Take it from a steamfitter of 40 years whose wrenches all look like this. Penetrating oil does work. I am not sure about the fake rust he created, as It looks like it rusted the exposed threads only. When using penetrating oil on bolts, oil them and rock them back and forth. Small breaks in the rust allow the next dose of oil to get deeper.And as a lot of people said heat is your friend.
Before anyone asks, you bend a cast iron pipe wrench like that by putting a 6 foot piece of 2 inch pipe on the end, and jumping on it.
ATF/acetone, 50/50, made fresh!
Check!
If the nut is exposed, holding a ball peen, or block of steel tight to a flat of the nut. Ball peen applied to the opposite flat… good, solid taps. Do the same on the other pairs. Reapply weasel-piss.
Repeat as needed.
Heat the nut.
Heat the nut and then hold an ice cube to the bolt, if it can be managed.
Liquify it!
Needs one more step-
Thermobaric lance, captioned “fuck this, and whatever you’re attached to, as well as the ground beneath you”
I taught the neighbor kid the trick of loosening a stuck lug nut on a flat tire by using a cross-shaped tire iron. You set the correct socket on the nut, rest the axle-end of the tire iron on the same-height jack, and stomp on one the tire iron’s arms until the nut squeals.
I have some ugly, old galvanized drain pip from the crawlspace just to use as cheater bars.
Am I the only one that uses phosphoric acid/Diet Coke for rust removal?
Naval jelly?
Seems extreme. I thought you were supposed to consult a doctor after four hours, and go from there.
Depending on how much threads are exposed I’ve screwed another nut on the bolt to protect the thread then beat it with a big-ass hammer to loosen it. Sometimes works, sometimes just feels good to whack the bastard.
Water was included in this video only as a ‘middle finger’ response to viewers who insisted that water was better than the oil penetrants that were presented in a previous Project Farm video, with the aforementioned clueless reviewers describing oil-based penetrants as “snake oil”. This latest video was going to happen anyway. The penetrant head-to-head competition presented in these two videos weeded out those from the running and the top performers will go head-to-head in a third video. Water is nowhere to be found.

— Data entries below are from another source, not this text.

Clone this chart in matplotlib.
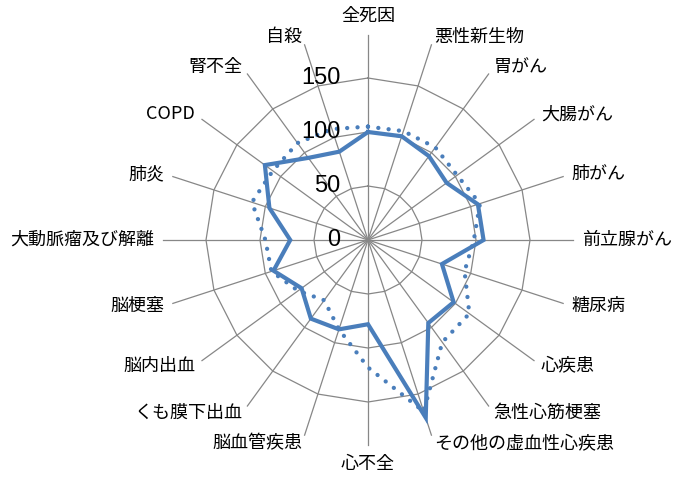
import numpy as np
import matplotlib
matplotlib.use('Agg')
import matplotlib.pyplot as plt

# categories, clockwise from the top
labels = ['全死因', '悪性新生物', '胃がん', '大腸がん', '肺がん', '前立腺がん', '糖尿病',
          '心疾患', '急性心筋梗塞', 'その他の虚血性心疾患', '心不全', '脳血管疾患',
          'くも膜下出血', '脳内出血', '脳梗塞', '大動脈瘤及び解離', '肺炎', 'COPD',
          '腎不全', '自殺']
# solid series
solid_vals = [100, 101, 96, 90, 107, 107, 72, 98, 95, 173, 78, 87, 90, 76, 92, 72, 96, 118, 94, 86]
# dotted series
dotted_vals = [105, 106, 106, 102, 109, 98, 94, 116, 117, 167, 118, 87, 69, 80, 94, 95, 113, 109, 111, 108]
rings = [50, 100, 150]
tick_vals = [0, 50, 100, 150]
spoke_len = 190

blue = '#4a7ebb'
grid = '#878787'
jp = ['Noto Sans CJK JP', 'DejaVu Sans']

n = len(labels)
angles = np.arange(n) * 2 * np.pi / n
closed = np.append(angles, angles[0])

fig = plt.figure(figsize=(6.73, 4.79), dpi=100)
ax = fig.add_axes([152 / 673, 23 / 479, 432 / 673, 432 / 479], projection='polar')
ax.set_theta_zero_location('N')
ax.set_theta_direction(-1)
ax.set_ylim(0, 200)
ax.axis('off')

# polygon rings and spokes
for r in rings:
    ax.plot(closed, [r] * (n + 1), color=grid, lw=0.9, zorder=1)
for a in angles:
    ax.plot([a, a], [0, spoke_len], color=grid, lw=0.9, zorder=1)

# data
ax.plot(closed, dotted_vals + dotted_vals[:1], color=blue, lw=3.1,
        linestyle=(0, (0.01, 2.4)), dash_capstyle='round', zorder=3)
ax.plot(closed, solid_vals + solid_vals[:1], color=blue, lw=3, zorder=4,
        solid_joinstyle='miter')

# radial tick labels, left of the vertical axis
for v in tick_vals:
    ax.annotate(str(v), xy=(0, v), xytext=(-20, 0), textcoords='offset points',
                ha='right', va='center', fontsize=17, family='Liberation Sans')

# category labels
for a, lab in zip(angles, labels):
    s, c = np.sin(a), np.cos(a)
    if abs(s) < 0.1:
        ha = 'center'
        va = 'bottom' if c > 0 else 'top'
        off = (0, 7 * np.sign(c))
    else:
        ha = 'left' if s > 0 else 'right'
        va = 'center'
        off = (6 * s, 6 * c)
    ax.annotate(lab, xy=(a, spoke_len), xytext=off, textcoords='offset points',
                ha=ha, va=va, fontsize=13, family=jp)

fig.savefig('out.png', dpi=100)
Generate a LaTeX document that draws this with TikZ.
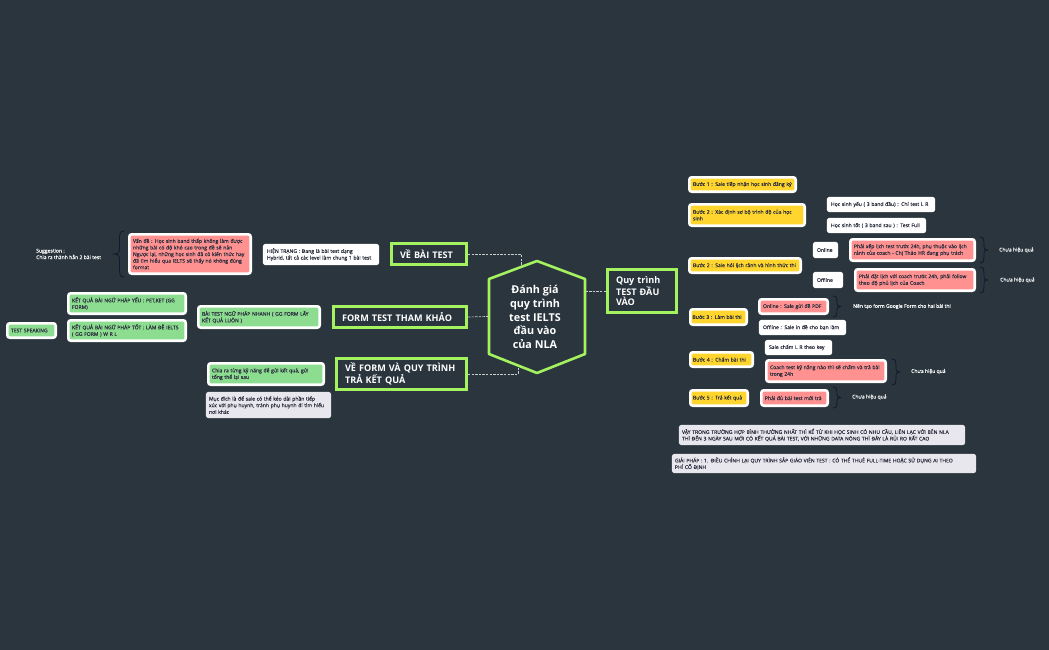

Well, that makes a bit more sense then.
99% of the time you would have been right. No shortage of useless click-bait YT vids.
Yes, sample size way too small here. Doing some quick power calculations if he wants to identify a difference between water and gibbs with a probability of 80% he needs to turn at least 9 nuts each. If he wants to find a difference between freeall and water he needs to turn 20 nuts each.
I just became an Old. Thanks for the advice.